12. The non-transitory computer-readable medium of claim 11, wherein generating the first prompt comprises:

identifying one or more at-risk patients, from the set of patients, based on patient data; and

indicating the one or more at-risk patients in the first prompt.

13. The non-transitory computer-readable medium of claim 9, wherein the stress model is a trained machine learning model, the operation further comprising training the stress model, comprising:

collecting a training set of user data associated with a historic user;

determining a level of stress being experienced by the historic user;

generating a test stress score by processing the training set of user data using the stress model; and

refining the stress model based on a difference between the test stress score and the determined level of stress.

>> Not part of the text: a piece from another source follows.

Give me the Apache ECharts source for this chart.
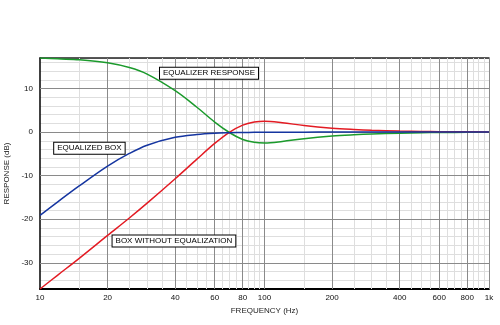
<!DOCTYPE html>
<html><head><meta charset="utf-8">
<script src="https://cdn.jsdelivr.net/npm/echarts@6/dist/echarts.min.js"></script>
<style>html,body{margin:0;padding:0;background:#fff}#c{width:500px;height:325px}</style>
</head><body><div id="c"></div>
<script>
const freqs = [10,12,15,20,25,30,40,50,60,70,80,90,100,120,150,200,250,300,400,500,600,800,1000];
// BOX WITHOUT EQUALIZATION (red), dB
const boxWithoutEq = [-36,-32.8,-28.9,-23.7,-19.7,-16.3,-10.7,-6.2,-2.6,0,1.6,2.3,2.5,2.15,1.5,0.9,0.6,0.42,0.25,0.15,0.1,0.06,0.04];
// EQUALIZED BOX (blue), dB
const equalizedBox = [-19.1,-16,-12.3,-7.8,-4.9,-3,-1.2,-0.55,-0.26,-0.15,-0.09,-0.05,-0.04,-0.02,-0.01,0,0,0,0,0,0,0,0];
// EQUALIZER RESPONSE (green), dB
const eqResponse = [17,16.8,16.6,15.9,14.8,13.3,9.5,5.7,2.3,-0.15,-1.7,-2.35,-2.5,-2.15,-1.5,-0.9,-0.6,-0.42,-0.25,-0.15,-0.1,-0.06,-0.04];
// Axis ticks / grid
const xTickLabels = [10,20,40,60,80,100,200,400,600,800,1000];
const xMajorGrid = [20,40,60,80,100,200,400,600,800,1000];
const xMinorGrid = [15,25,30,35,45,50,55,65,70,75,85,90,95,150,250,300,350,450,500,550,650,700,750,850,900,950];
const yTickLabels = [-30,-20,-10,0,10];
const yMin = -36, yMax = 17;
// Annotations: [text, freq, dB]
const notes = [
  ['EQUALIZER RESPONSE', 56.6, 13.5],
  ['EQUALIZED BOX', 16.6, -3.7],
  ['BOX WITHOUT EQUALIZATION', 39.5, -25.0]
];

const FONT = 'Liberation Sans, Arial, sans-serif';
const pair = (ys) => freqs.map((f, i) => [f, ys[i]]);

const gridLines = [];
xMinorGrid.forEach(v => gridLines.push({xAxis: v, lineStyle: {color: '#dedede', width: 1, type: 'solid'}}));
xMajorGrid.forEach(v => gridLines.push({xAxis: v, lineStyle: {color: '#8a8a8a', width: 1, type: 'solid'}}));
yTickLabels.forEach(v => gridLines.push({yAxis: v, lineStyle: {color: '#8a8a8a', width: 1, type: 'solid'}}));

const noteData = notes.map(n => ({
  coord: [n[1], n[2]],
  value: n[0],
  symbol: 'rect', symbolSize: 0,
  label: {
    show: true, position: 'inside', formatter: n[0],
    fontSize: 8, fontFamily: FONT, color: '#000',
    backgroundColor: '#fff', borderColor: '#000', borderWidth: 1,
    padding: [2, 3, 1, 3], lineHeight: 8
  }
}));

const chart = echarts.init(document.getElementById('c'), null, {renderer: 'canvas'});
chart.setOption({
  animation: false,
  backgroundColor: '#fff',
  grid: {left: 40, right: 11, top: 58, bottom: 36, containLabel: false, outerBoundsMode: 'none'},
  xAxis: [{
    type: 'log', logBase: 10, min: 10, max: 1000, position: 'bottom',
    name: 'FREQUENCY (Hz)', nameLocation: 'middle', nameGap: 15,
    nameTextStyle: {fontSize: 8, fontFamily: FONT, color: '#222'},
    axisLine: {onZero: false, lineStyle: {color: '#000', width: 2}},
    axisTick: {show: false},
    splitLine: {show: false},
    minorTick: {show: false}, minorSplitLine: {show: false},
    axisLabel: {
      customValues: xTickLabels,
      formatter: v => v >= 1000 ? (v / 1000) + 'k' : String(v),
      fontSize: 8, fontFamily: FONT, color: '#111', margin: 5
    }
  }, {
    type: 'log', logBase: 10, min: 10, max: 1000, position: 'top',
    axisLine: {onZero: false, lineStyle: {color: '#222', width: 1.5}},
    axisTick: {show: false}, axisLabel: {show: false}, splitLine: {show: false}
  }],
  yAxis: {
    type: 'value', min: yMin, max: yMax, interval: 2,
    name: 'RESPONSE (dB)', nameLocation: 'middle', nameGap: 26,
    nameTextStyle: {fontSize: 8, fontFamily: FONT, color: '#222'},
    axisLine: {show: true, onZero: false, lineStyle: {color: '#000', width: 1.5}},
    axisTick: {show: false},
    splitLine: {show: true, lineStyle: {color: '#dedede', width: 1}},
    axisLabel: {
      formatter: v => (yTickLabels.indexOf(v) >= 0 ? String(v) : ''),
      fontSize: 8, fontFamily: FONT, color: '#111', margin: 7
    }
  },
  series: [{
    type: 'line', data: [], silent: true,
    markLine: {silent: true, z: 1, symbol: ['none', 'none'], label: {show: false},
      emphasis: {disabled: true}, animation: false, data: gridLines}
  }, {
    name: 'EQUALIZER RESPONSE', type: 'line', data: pair(eqResponse),
    smooth: 0.35, showSymbol: false, lineStyle: {color: '#1b9a2c', width: 1.5}, z: 3
  }, {
    name: 'BOX WITHOUT EQUALIZATION', type: 'line', data: pair(boxWithoutEq),
    smooth: 0.35, showSymbol: false, lineStyle: {color: '#e31b23', width: 1.5}, z: 3
  }, {
    name: 'EQUALIZED BOX', type: 'line', data: pair(equalizedBox),
    smooth: 0.35, showSymbol: false, lineStyle: {color: '#1535a0', width: 1.5}, z: 4,
    markPoint: {silent: true, z: 6, animation: false, data: noteData}
  }]
});
</script></body></html>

14. The non-transitory computer-readable medium of claim 9, wherein the additional user interaction comprises at least one of:

(i) selecting a specified visual element of the first prompt prior to dismissing the first prompt,

(ii) scrolling from a first portion of the first prompt to a second portion of the first prompt prior to dismissing the first prompt, or

(iii) typing a specified textual string prior to dismissing the first prompt.

15. A system, comprising:

a memory comprising computer-executable instructions; and

one or more processors configured to execute the computer-executable instructions and cause the system to perform an operation comprising: receiving user interaction from a user via a graphical user interface (GUI) of a computing device; in response to receiving the user interaction, collecting a set of user data associated with the user; generating a first stress score by processing the set of user data using a stress model; and in response to determining that the first stress score satisfies one or more defined criteria: generating a first prompt for the user, wherein the first prompt requests additional user interaction, as compared to a default prompt; and outputting the first prompt via the GUI.

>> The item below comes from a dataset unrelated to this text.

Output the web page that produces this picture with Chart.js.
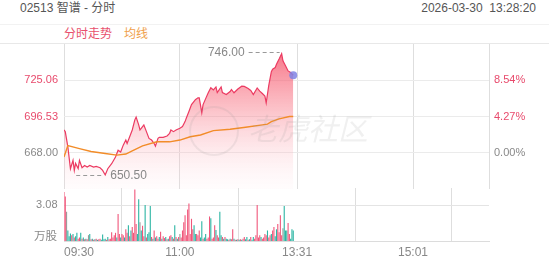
<!DOCTYPE html>
<html>
<head>
<meta charset="utf-8">
<script src="https://cdn.jsdelivr.net/npm/chart.js@4/dist/chart.umd.min.js"></script>
<style>
  body { margin: 0; background: #fff; }
  #wrap { position: relative; width: 552px; height: 265px; overflow: hidden; background: #fff;
          font-family: "Liberation Sans", Arial, "Noto Sans CJK SC", sans-serif; }
  .abs { position: absolute; }
  #title { left: 20px; top: 1px; font-size: 12px; line-height: 15px; color: #555; }
  #stamp { right: 16px; top: 1px; font-size: 12px; line-height: 15px; color: #555; }
  .sep { left: 0; width: 549px; height: 1px; }
  #legend { left: 64px; top: 26px; font-size: 12px; line-height: 16px; }
  #legend span { margin-right: 12px; }
  #unit { left: 0; width: 57px; text-align: right; top: 228px; font-size: 11.5px; line-height: 16px; color: #888; }
  #wm { left: 248px; top: 112px; font-size: 30px; line-height: 36px; font-style: italic; color: rgba(150,150,150,0.14); pointer-events: none; }
  #wmc { left: 189px; top: 106px; width: 46px; height: 46px; border-radius: 50%; border: 2px solid rgba(150,150,150,0.14); pointer-events: none; }
</style>
</head>
<body>
<div id="wrap">
  <div id="title" class="abs">02513 智谱 - 分时</div>
  <div id="stamp" class="abs">2026-03-30&nbsp;&nbsp;13:28:20</div>
  <div class="abs sep" style="top:24px;background:#f2f2f2"></div>
  <div id="legend" class="abs"><span style="color:#e8506d">分时走势</span><span style="color:#f0a04a">均线</span></div>
  <div class="abs sep" style="top:43px;background:#e8e8e8"></div>
  <canvas id="priceChart" class="abs" style="left:0;top:40px" width="552" height="153"></canvas>
  <canvas id="volChart" class="abs" style="left:0;top:188px" width="552" height="72"></canvas>
  <div id="unit" class="abs">万股</div>
  <div id="wmc" class="abs"></div>
  <div id="wm" class="abs">老虎社区</div>
</div>
<script>
// trading minutes since 09:30 (morning 150 min + afternoon 180 min)
const timeTicks = [0, 90, 181, 271, 330];
const timeLabels = ['09:30', '11:00', '13:31', '15:01', ''];

const basePrice = 668.00;
const priceMin = 639.47;
const priceMax = 753.59;
const priceTicks = [668.00, 696.53, 725.06];
const volMax = 4.535;
const volTicks = [3.08];

// price line (minute, price)
const priceTimes = [0, 1, 3, 5, 7, 8, 9, 11, 12, 14, 16, 18, 20, 23, 25, 28, 30, 32, 34, 37,
  40, 42, 44, 46, 48, 49, 51, 53, 55, 56, 58, 59, 61, 62, 64, 66, 68, 70, 71, 73,
  74, 77, 80, 82, 83, 85, 87, 90, 92, 94, 95, 97, 99, 101, 102, 104, 105, 107, 108, 110,
  112, 114, 116, 118, 119, 122, 123, 126, 129, 130, 132, 135, 138, 140, 143, 145, 147, 150, 152, 154,
  156, 157, 159, 161, 162, 164, 165, 167, 169, 170, 172, 174, 176, 178];
const prices = [686.0, 684.5, 672.6, 655.4, 662.0, 654.1, 659.6, 655.6, 662.0, 656.2, 658.0, 656.7, 658.0, 656.7, 657.2, 656.2, 654.1, 650.5, 655.4, 659.4,
  664.7, 670.0, 668.6, 674.0, 678.0, 675.3, 680.6, 685.9, 693.9, 696.1, 689.9, 685.9, 688.6, 689.9, 684.6, 679.3, 678.0, 675.3, 673.2, 679.3,
  680.1, 680.1, 681.2, 683.3, 685.9, 684.6, 685.9, 687.3, 688.6, 692.5, 695.3, 700.5, 705.9, 708.5, 709.8, 711.2, 711.2, 699.5, 705.9, 710.6,
  715.2, 719.2, 717.4, 719.8, 715.4, 719.8, 715.4, 713.8, 716.2, 717.8, 715.2, 718.2, 720.4, 720.2, 718.6, 717.0, 713.8, 719.0, 716.5, 714.6,
  712.6, 707.2, 721.0, 731.8, 733.8, 735.1, 737.7, 741.7, 746.0, 740.4, 736.4, 732.4, 731.1, 729.0];

// average price line (minute, price)
const avgTimes = [0, 3, 12, 21, 32, 41, 48, 53, 61, 72, 82, 90, 98, 106, 116, 129, 141, 154, 158, 161, 167, 175, 178];
const avgPrices = [664.7, 673.6, 671.3, 669.0, 667.4, 666.1, 667.0, 669.4, 673.4, 676.6, 676.6, 678.0, 680.6, 682.0, 685.4, 686.5, 688.1, 689.9, 690.5, 692.5, 694.7, 696.5, 696.5];

// volume per minute (万股), and direction: 1 up, -1 down, 0 flat
const volumes = [
  4.2, 3.8, 2.5, 0.9, 0.4, 0.64, 0.5, 0.6, 0.3, 0.4,
  0.7, 0.2, 0.3, 0.7, 0.2, 0.3, 0.15, 0.2, 0.15, 0.5,
  0.6, 0.15, 0.2, 0.1, 0.15, 0.2, 0.1, 0.15, 0.2, 0.1,
  0.55, 0.15, 0.2, 0.1, 0.35, 0.15, 0.2, 0.75, 0.3, 0.5,
  0.7, 0.3, 2.3, 0.6, 0.3, 0.6, 0.5, 0.3, 1.0, 0.7,
  1.35, 0.4, 0.9, 1.2, 0.7, 4.4, 1.45, 0.6, 3.57, 1.6,
  0.9, 1.3, 0.4, 3.08, 0.3, 0.6, 0.75, 3.0, 0.35, 0.2,
  0.9, 0.3, 0.4, 0.2, 0.35, 0.8, 0.2, 0.4, 0.25, 0.35,
  0.15, 0.2, 0.4, 0.5, 0.35, 0.2, 1.35, 0.35, 0.2, 0.35,
  0.6, 0.3, 0.9, 1.6, 2.2, 0.5, 2.7, 3.2, 0.6, 1.9,
  1.0, 1.35, 0.6, 0.6, 0.5, 0.9, 0.3, 1.7, 0.2, 0.3,
  0.6, 0.2, 0.3, 2.1, 1.95, 0.2, 0.3, 1.35, 0.95, 0.5,
  0.3, 2.5, 0.5, 0.35, 0.2, 0.35, 0.2, 0.15, 0.1, 0.2,
  0.15, 1.0, 0.2, 0.1, 0.1, 0.15, 0.1, 0.15, 0.1, 0.2,
  0.35, 0.15, 0.35, 0.1, 0.15, 0.35, 0.1, 0.35, 0.2, 0.5,
  3.08, 0.3, 0.5, 0.35, 0.2, 0.3, 0.6, 0.5, 0.9, 0.3,
  0.5, 0.6, 0.9, 1.2, 0.4, 1.0, 1.45, 0.75, 2.2, 0.5,
  1.1, 3.0, 0.9, 0.9, 1.55, 0.6, 0.2, 1.0, 0.9];
const volDirs = [
  1, 1, 0, -1, -1, -1, 1, -1, 1, -1,
  -1, 1, 1, -1, 1, -1, 1, -1, 1, 0,
  -1, 1, -1, 1, -1, 1, -1, 1, 1, -1,
  -1, -1, -1, 1, -1, 1, 1, 1, 1, 1,
  1, -1, 1, 1, -1, 1, 1, -1, 1, 1,
  -1, 1, -1, 1, 1, 1, 1, -1, -1, 0,
  -1, 1, 1, -1, 1, -1, -1, -1, 1, -1,
  1, -1, 1, 1, -1, 1, -1, 1, 1, -1,
  1, -1, 1, 1, -1, 1, -1, 1, -1, 1,
  0, 1, 1, 1, 1, 1, 1, 1, 1, 1,
  1, -1, -1, 1, 1, 1, -1, -1, 1, -1,
  -1, 1, 1, 1, -1, 1, 1, 1, -1, 1,
  1, -1, -1, 1, -1, 1, -1, -1, 1, -1,
  1, 1, -1, 1, -1, 1, -1, 1, -1, 1,
  1, -1, -1, 1, -1, 1, -1, -1, 1, 1,
  1, 1, 1, -1, 1, 1, 1, 1, -1, 1,
  1, -1, 1, 1, -1, -1, 1, 1, 1, 1,
  0, -1, -1, -1, 1, 1, -1, -1, -1];

const RED = '#e84a6c';
const GRAY_TXT = '#888';

Chart.defaults.font.family = '"Liberation Sans", Arial, "Noto Sans CJK SC", sans-serif';
Chart.defaults.font.size = 11;
Chart.defaults.color = GRAY_TXT;

const setTimeTicks = s => { s.ticks = timeTicks.map(v => ({ value: v })); };
// fixed axis width, no label overflow padding
const fixWidth = w => s => { s.width = w; s.paddingTop = 0; s.paddingBottom = 0; };

// high / low marks with dashed leaders
const hiLoMarks = {
  id: 'hiLoMarks',
  afterDatasetsDraw(chart) {
    const { ctx, scales: { x, y } } = chart;
    const hi = Math.max(...prices), lo = Math.min(...prices);
    const hx = x.getPixelForValue(priceTimes[prices.indexOf(hi)]), hy = y.getPixelForValue(hi);
    const lx = x.getPixelForValue(priceTimes[prices.indexOf(lo)]), ly = y.getPixelForValue(lo);
    ctx.save();
    ctx.strokeStyle = '#999';
    ctx.fillStyle = GRAY_TXT;
    ctx.lineWidth = 1;
    ctx.setLineDash([4, 3]);
    ctx.font = '12px "Liberation Sans", Arial, sans-serif';
    ctx.textBaseline = 'middle';
    ctx.beginPath();
    ctx.moveTo(hx - 33, Math.round(hy) - 1.5); ctx.lineTo(hx - 2, Math.round(hy) - 1.5);
    ctx.moveTo(lx - 29, Math.round(ly) + 0.5); ctx.lineTo(lx - 1, Math.round(ly) + 0.5);
    ctx.stroke();
    ctx.textAlign = 'right';
    ctx.fillText(hi.toFixed(2), hx - 37, hy - 1);
    ctx.textAlign = 'left';
    ctx.fillText(lo.toFixed(2), lx + 5, ly + 1);
    ctx.restore();
  }
};

new Chart(document.getElementById('priceChart'), {
  type: 'line',
  data: {
    datasets: [
      {
        label: '均线',
        data: avgTimes.map((t, i) => ({ x: t, y: avgPrices[i] })),
        borderColor: '#f28c28',
        borderWidth: 1.4,
        pointRadius: 0,
        tension: 0,
        fill: false
      },
      {
        label: '分时走势',
        data: priceTimes.map((t, i) => ({ x: t, y: prices[i] })),
        borderColor: '#ec3b62',
        borderWidth: 1.2,
        tension: 0,
        pointRadius: c => c.dataIndex === prices.length - 1 ? 4 : 0,
        pointBackgroundColor: 'rgba(128,132,228,0.85)',
        pointBorderWidth: 0,
        fill: 'start',
        backgroundColor: c => {
          const a = c.chart.chartArea;
          if (!a) return 'rgba(0,0,0,0)';
          const g = c.chart.ctx.createLinearGradient(0, a.top, 0, a.bottom);
          g.addColorStop(0, 'rgba(244,66,92,0.80)');
          g.addColorStop(0.45, 'rgba(248,120,135,0.45)');
          g.addColorStop(1, 'rgba(255,220,226,0.08)');
          return g;
        }
      }
    ]
  },
  options: {
    responsive: false,
    animation: false,
    events: [],
    layout: { padding: { top: 2, bottom: 1, left: 0, right: 0 } },
    plugins: { legend: { display: false }, tooltip: { enabled: false } },
    scales: {
      x: {
        type: 'linear', min: 0, max: 330,
        afterBuildTicks: setTimeTicks,
        afterFit: s => { s.height = 0; s.paddingLeft = 0; s.paddingRight = 0; },
        ticks: { display: false },
        grid: { color: '#dedede', drawTicks: false },
        border: { display: false }
      },
      y: {
        position: 'left', min: priceMin, max: priceMax,
        afterBuildTicks: s => { s.ticks = priceTicks.map(v => ({ value: v })); },
        afterFit: fixWidth(64),
        ticks: {
          padding: 6,
          color: c => c.tick.value > basePrice + 0.001 ? RED : GRAY_TXT,
          callback: v => v.toFixed(2)
        },
        grid: { color: '#ebebeb', drawTicks: false },
        border: { display: false }
      },
      y2: {
        position: 'right', min: priceMin, max: priceMax,
        afterBuildTicks: s => { s.ticks = priceTicks.map(v => ({ value: v })); },
        afterFit: fixWidth(63),
        ticks: {
          padding: 5,
          color: c => c.tick.value > basePrice + 0.001 ? RED : GRAY_TXT,
          callback: v => ((v - basePrice) / basePrice * 100).toFixed(2) + '%'
        },
        grid: { display: false, drawTicks: false },
        border: { display: false }
      }
    }
  },
  plugins: [hiLoMarks]
});

new Chart(document.getElementById('volChart'), {
  type: 'bar',
  data: {
    datasets: [{
      label: '成交量',
      data: volumes.map((v, i) => ({ x: i, y: v })),
      backgroundColor: volDirs.map(d => d > 0 ? '#f0567a' : d < 0 ? '#2bb5a3' : '#9a9a9a'),
      barPercentage: 0.85,
      categoryPercentage: 1,
      grouped: false
    }]
  },
  options: {
    responsive: false,
    animation: false,
    events: [],
    layout: { padding: { top: 0, right: 63, left: 0, bottom: 0 } },
    plugins: { legend: { display: false }, tooltip: { enabled: false } },
    scales: {
      x: {
        type: 'linear', min: 0, max: 330, offset: false,
        afterBuildTicks: setTimeTicks,
        afterFit: s => { s.height = 19; s.paddingLeft = 0; s.paddingRight = 0; },
        ticks: {
          autoSkip: false, maxRotation: 0, align: 'inner', padding: 4,
          font: { size: 12 },
          callback: (v, i) => timeLabels[i]
        },
        grid: { color: '#dedede', drawTicks: false },
        border: { display: true, color: '#dcdcdc' }
      },
      y: {
        min: 0, max: volMax,
        afterBuildTicks: s => { s.ticks = volTicks.map(v => ({ value: v })); },
        afterFit: fixWidth(64),
        ticks: { padding: 6.5, callback: v => v.toFixed(2) },
        grid: { color: '#e4e4e4', drawTicks: false },
        border: { display: false }
      }
    }
  }
});
</script>
</body>
</html>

16. The system of claim 15, wherein the set of user data comprises workload information for a current job shift that the user is currently working, and wherein the workload information comprises one or more of:

(i) a duration of the current job shift,

(ii) an amount of time that has elapsed during the current job shift,

(iii) an amount of time that remains during the current job shift, or

(iv) a current time.

17. The system of claim 16, wherein:

the user is a healthcare worker,

the workload information comprises a set of acuity scores for a set of patients being cared for by the user during the current job shift, and

the set of acuity scores is generated by, for each patient in the set of patients, processing corresponding patient data using a machine learning model trained to predict patient acuity.

18. The system of claim 17, wherein generating the first prompt comprises:

identifying one or more at-risk patients, from the set of patients, based on patient data; and

indicating the one or more at-risk patients in the first prompt.

19. The system of claim 15, wherein the stress model is a trained machine learning model, the operation further comprising training the stress model, comprising:

collecting a training set of user data associated with a historic user;

determining a level of stress being experienced by the historic user;

generating a test stress score by processing the training set of user data using the stress model; and

refining the stress model based on a difference between the test stress score and the determined level of stress.

20. The system of claim 15, wherein the additional user interaction comprises at least one of:

(i) selecting a specified visual element of the first prompt prior to dismissing the first prompt,

(ii) scrolling from a first portion of the first prompt to a second portion of the first prompt prior to dismissing the first prompt, or

(iii) typing a specified textual string prior to dismissing the first prompt.